2025年7月15日
HSA、薬物混入電子たばこの取り締まり強化
シンガポール保健科学庁(HSA)は、電子たばこおよび薬物混入型ヴェイプ(通称Kポッド)に対する取り締まりを一段と強化しており、7月10日にはビシャンで劇的な逮捕劇が展開された。
事件はビシャン・ストリート13で発生。HSAの捜査官が容疑者の車を取り囲んだ際、運転手は急発進して逃走を試みた。すると、1人の捜査官が走行中の車の助手席に飛び乗り、約50m先で車を停止させた。容疑者はその場で拘束され、車内からは「Zombie」や「USDT」などと記された封筒に入ったKポッドが多数発見された。

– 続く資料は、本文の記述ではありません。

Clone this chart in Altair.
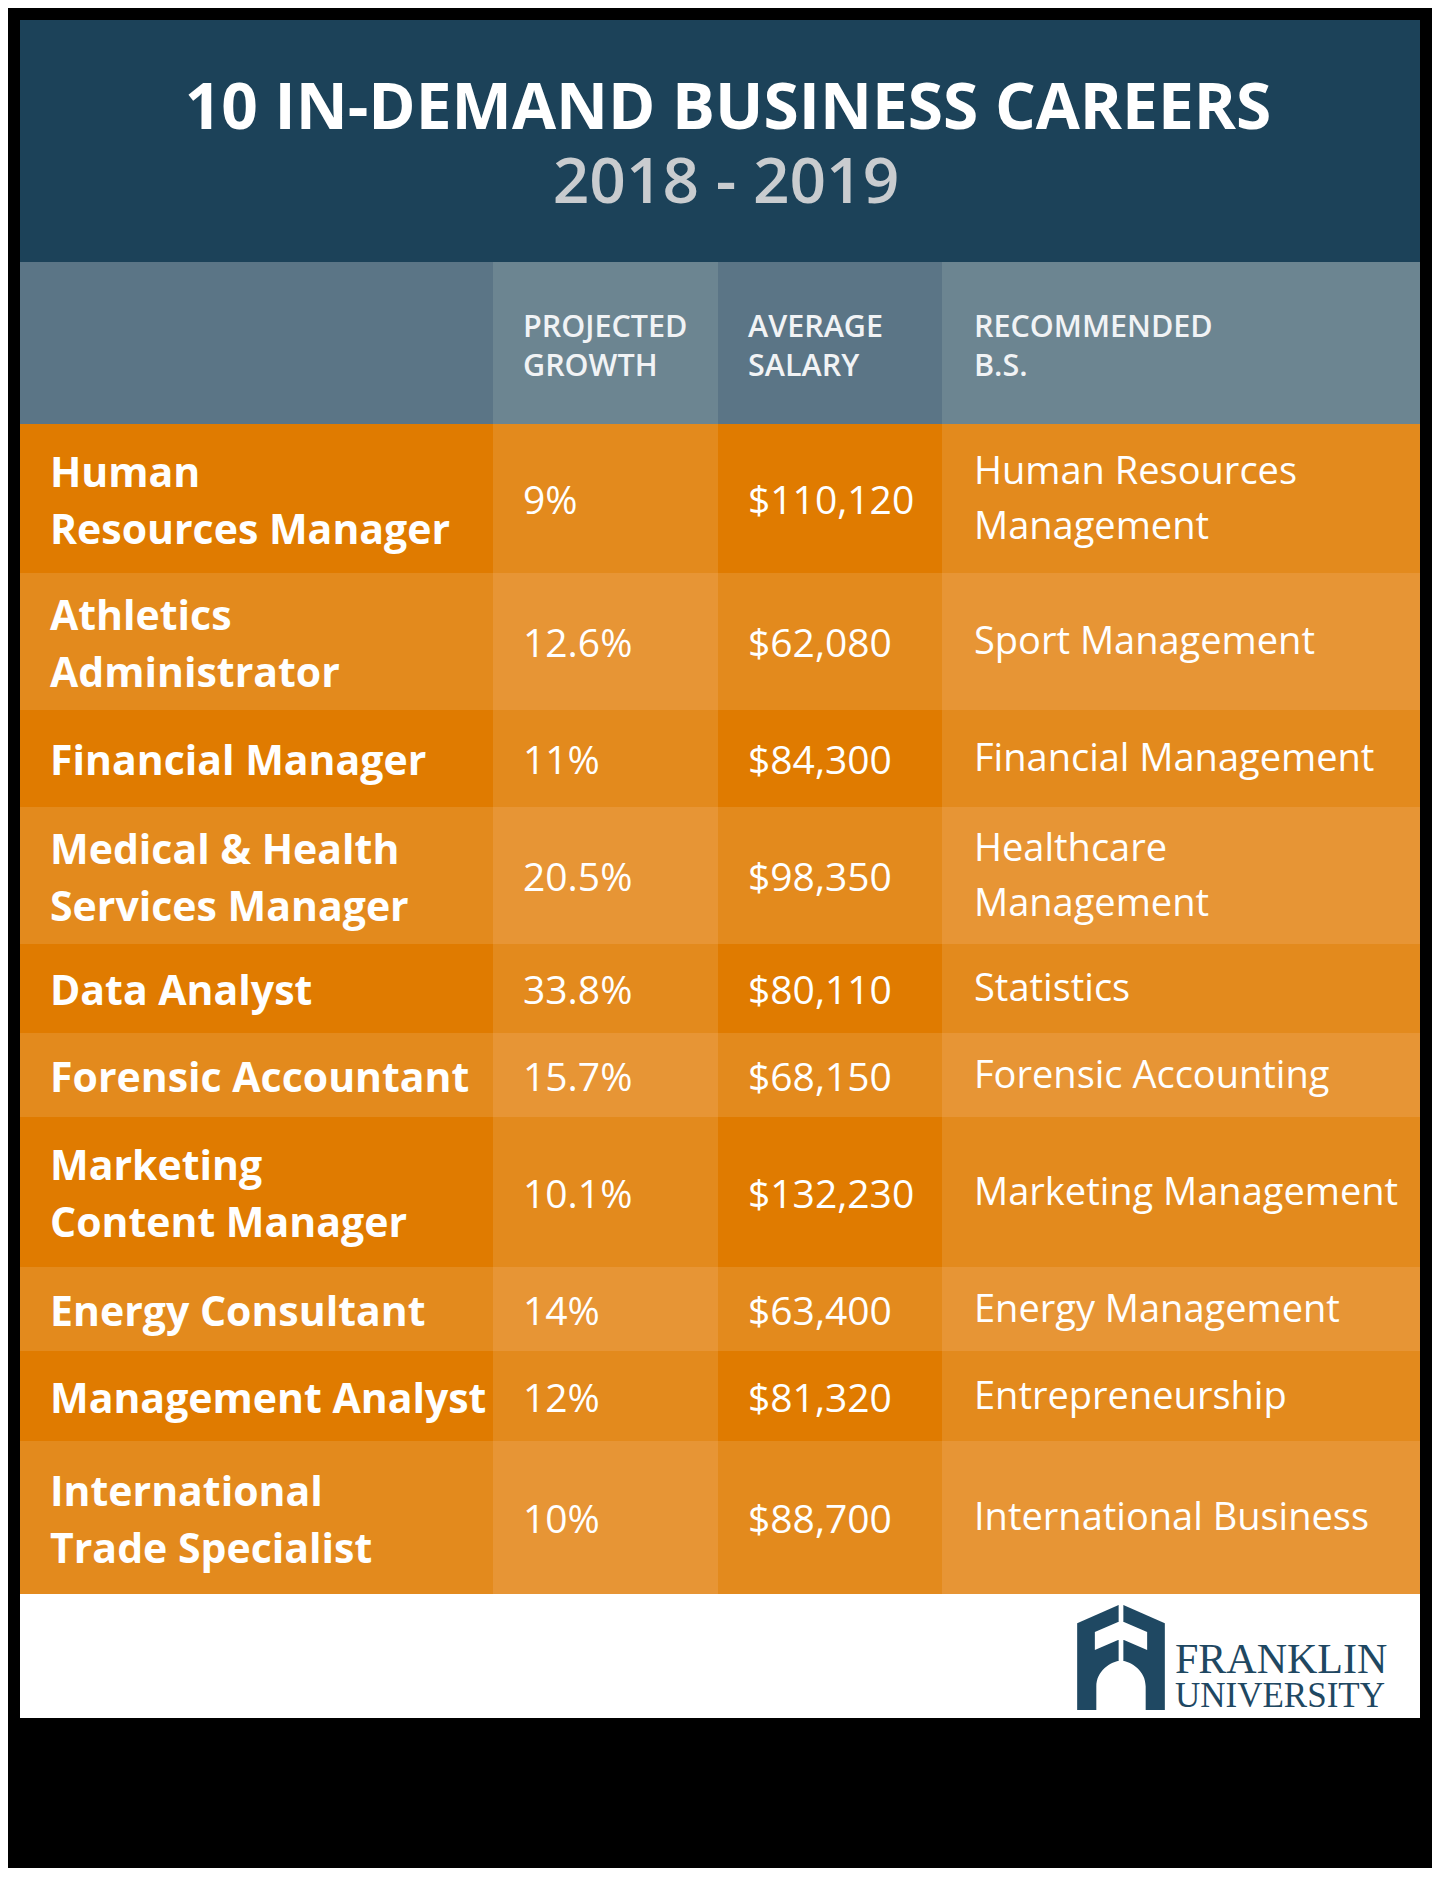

この取り締まりは、新聞『The Straits Times』が偽名でSNS上の売人に接触した調査から始まった。Telegramなどを通じて販売されていたKポッドは、エトミデートやケタミンといった強力な薬物を含むヴェイプ製品で、販売者は配達込みで2個140Sドルと提示していた。
最終的にHSAはこの27歳の男の車から28台のヴェイプ機器と814個のポッドを押収。さらに近隣の自宅を家宅捜索し、関連機器が押収された。男は「ただの配達人」と主張している。
また、6月23日にはイーシュン・アベニュー6付近の住宅でも別の摘発が行われ、22歳の女性とその友人3人が拘束された。女性はナイトクラブでホステスとして勤務しており、同僚などにKポッドを販売していたとされる。摘発時、4人は朦朧とした様子で、Kポッドを使用直後だったと話している。現場では219点のヴェイプ関連製品が押収された。
エトミデートは「毒物法」により輸入・販売に許可が必要であり、所持や使用も厳しく罰せられる。違反者には最大2年の禁錮、1万Sドルの罰金、またはその両方が科される可能性がある。
HSAは今後も若年層の関与が増える中、実態解明と摘発を強化していく方針である。